Higher education institutions are combining advanced technology and education strategies to improve student achievement. This combination has led to incredible growth in the expansion of personalized learning paths that help students thrive and interactive experiences that further immerse students in the professions they’re pursuing. These strategies are preparing students to work in fast-paced, technologically-driven environments.
Arguably the greatest impact of education technology on student achievement occurs when organizations become more inclusive to meet diverse student needs. Universities are implementing four key strategies focused on technology to cater to students who may have found higher education out of reach previously.
Assistive Technology Makes Higher Education Accessible to Students with Disabilities
Students with disabilities are greatly benefiting from new assistive technology.

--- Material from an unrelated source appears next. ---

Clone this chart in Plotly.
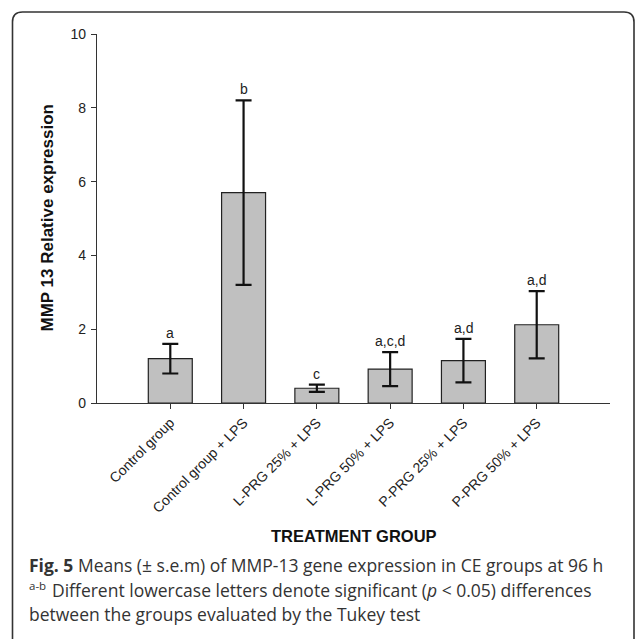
import plotly.graph_objects as go

# ---- data ----
categories = ["Control group", "Control group + LPS", "L-PRG 25% + LPS",
              "L-PRG 50% + LPS", "P-PRG 25% + LPS", "P-PRG 50% + LPS"]
means = [1.20, 5.70, 0.40, 0.92, 1.15, 2.12]
sems = [0.40, 2.50, 0.10, 0.46, 0.59, 0.91]
letters = ["a", "b", "c", "a,c,d", "a,d", "a,d"]
y_ticks = [0, 2, 4, 6, 8, 10]

W, H = 635, 639
L, R, T, B = 97, 25, 34, 236
PW, PH = W - L - R, H - T - B


def px(x):
    return (x - L) / PW


def py(y):
    return (H - B - y) / PH


fig = go.Figure()
fig.add_trace(go.Bar(
    x=categories, y=means, width=0.6,
    marker=dict(color="#c0c0c0", line=dict(color="#222222", width=1.2)),
    error_y=dict(type="data", array=sems, visible=True, color="#111111",
                 thickness=2.2, width=8),
    showlegend=False,
))

annotations = []
for c, m, s, t in zip(categories, means, sems, letters):
    annotations.append(dict(x=c, y=m + s, xref="x", yref="y", text=t,
                            showarrow=False, yanchor="bottom", yshift=1,
                            font=dict(family="Arial", size=14, color="#222222")))

annotations.append(dict(x=px(47), y=0.5, xref="paper", yref="paper",
                        text="<b>MMP 13 Relative expression</b>", textangle=-90,
                        showarrow=False, xanchor="center", yanchor="middle",
                        font=dict(family="Arial", size=17, color="#111111")))
annotations.append(dict(x=0.5, y=py(536), xref="paper", yref="paper",
                        text="<b>TREATMENT GROUP</b>", showarrow=False,
                        xanchor="center", yanchor="middle",
                        font=dict(family="Arial", size=16.5, color="#111111")))

cap_font = dict(family="Open Sans", size=17.5, color="#333333")
cap_items = [
    (28, 565, "<b>Fig. 5</b> Means (± s.e.m) of MMP-13 gene expression in CE groups at 96 h", cap_font),
    (28, 585, "a-b", dict(family="Open Sans", size=11.5, color="#333333")),
    (51, 590, "Different lowercase letters denote significant (<i>p</i> < 0.05) differences", cap_font),
    (28, 614, "between the groups evaluated by the Tukey test", cap_font),
]
for xx, yy, txt, fnt in cap_items:
    annotations.append(dict(x=px(xx), y=py(yy), xref="paper", yref="paper",
                            text=txt, showarrow=False, xanchor="left",
                            yanchor="middle", borderpad=0, font=fnt))

# rounded frame
x0, y0, x1, y1, r = px(12.5), py(12), px(634), py(680), 10
rx, ry = r / PW, r / PH
path = (f"M {x0},{y1} L {x0},{y0 - ry} Q {x0},{y0} {x0 + rx},{y0} "
        f"L {x1 - rx},{y0} Q {x1},{y0} {x1},{y0 - ry} L {x1},{y1}")

fig.update_layout(
    width=W, height=H,
    margin=dict(l=L, r=R, t=T, b=B),
    paper_bgcolor="white", plot_bgcolor="white",
    annotations=annotations,
    shapes=[dict(type="path", path=path, xref="paper", yref="paper",
                 line=dict(color="#333333", width=1.6))],
    bargap=0.4,
    xaxis=dict(range=[-1, 6], tickangle=-45, showline=True, linecolor="#333333",
               linewidth=1.2, ticks="outside", ticklen=5, tickcolor="#333333",
               showgrid=False, zeroline=False,
               tickfont=dict(family="Arial", size=14, color="#222222")),
    yaxis=dict(range=[0, 10], tickvals=y_ticks, showline=True, linecolor="#333333",
               linewidth=1.2, ticks="outside", ticklen=5, tickcolor="#333333",
               showgrid=False, zeroline=False, ticklabelstandoff=2,
               tickfont=dict(family="Arial", size=14, color="#222222")),
)

fig.write_html("out.html")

- Students with mobility impairments: Sip and puff systems, for example, allow students to control cursors on screens with their mouths, enabling them to tap into course recordings, transcripts and ebooks. Other tools allow similar engagement with head movements.
- Students have speech impairments: There are tools that make it easier for them to communicate with classmates through real time translation, which allows them to participate in class discussions and collaborate effectively on group assignments.

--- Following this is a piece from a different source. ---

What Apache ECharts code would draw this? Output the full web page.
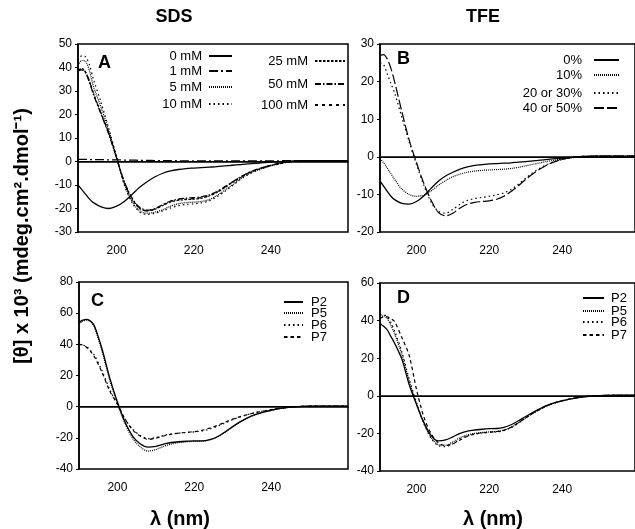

- Visually impaired and blind students: Universities can offer speaking screen readers and speaking calculators, as well as electronic braille for anything from text to graphics.
- Hard of hearing and deaf students: Captioning and transcription solutions enable these students to consume lectures in text form. Verbit provides one of these services via an artificial intelligence based software that enables almost 100% accuracy in real time captioning and quickly-turned transcription. The software is embedded with contextual information, such as professional terminology, thought leader names and book titles, and the software gets smarter with time. Two human professionals also review the transcripts before they’re submitted to guarantee 99% content accuracy.
Technology Improves Able-Bodied Student Achievement Too
New teaching technologies are paving the way for innovative strategies to improve student achievement across different learning styles, preferences, and strengths – not just for those with varying abilities or learning disabilities.
Captions support hard of hearing and deaf students, but they also support students who’d like to review their class materials during commutes or while in the library. Transcripts also support students who can’t write or type fast enough to keep up with a professor’s lecture pace. Both support visual learners.
Other methods, including 3D doodlers, also support visual learners who are then able to see art, or architecture, come to life beyond the theory. 3D printers support mobility-disabled students who might not be able to access factory tours, just as much as they support students who learn best by doing something with their hands.
Overall, students must feel comfortable stepping into a workforce that is surrounded by technology. Implementing these technologies in the classroom is one way to support their workplace comfort levels upon graduation.
Easy Strategies to Improve Student Learning: Integrate Personalized Knowledge Expansion into Everyday Life
Providing students with access to MOOCs (Massive Open Online Courses), where they can take extra classes without the pressure of exams may help students personalize their learning paths. MOOCs allow students to dig deeper into topics they’re interested in or find challenging.
If these courses are online and students don’t need to buy physical extra books to increase their knowledge base, they can easily integrate more learning into their lives. They can also catch up on their studies during commutes, breaks from work, or while they get ready in the morning. Providing a library of ebooks, audiobooks and curated online sources, such as blogs, podcasts, and YouTube channels, can have an overwhelmingly positive effect.
This added technology can work in combination with physical textbooks that allow students to disconnect from their devices and immerse themselves fully. The idea is to give students all the possibilities – online and offline – to succeed. When institutions make it easier for students to choose a learning path that works specifically for them, they’ll see greater success.
Increase Student Engagement by Diversifying Technology and Teaching Methods
Another secret sauce to improve student learning is to diversify teaching methods. Interactive education is a great way to do that. Universities can provide coding software products that give feedback in real-time and scanners for lab equipment that lead to tutorials and safety guidelines. Professors can implement virtual reality tours of natural disasters or augmented books that bring visuals of historical locations and biological organs to life.
Improving academic performance with interactive education can still be cost-effective too. For example, it’s possible to conduct video conferences to observe real-time operations and court cases. Professors can arrange for follow up with Q&A sessions with surgeons and lawyers whose career paths their students are following.
Keeping students continuously surprised and engaged with new teaching technology is likely to increase performance and enthusiasm across campus.
Making a Difference With Improved Student Performance
Running a campus means serving a wide variety of needs, abilities, health situations and preferences. New technologies are not just serving those with varying abilities, but the student body as a whole.
As more campuses integrate innovative tools in the experiences they create, students are able to immerse themselves and customize their education like never before. The result is that those with disabilities are able to get the full education experience and launch new career paths, while student achievement as a whole will continue to grow each year.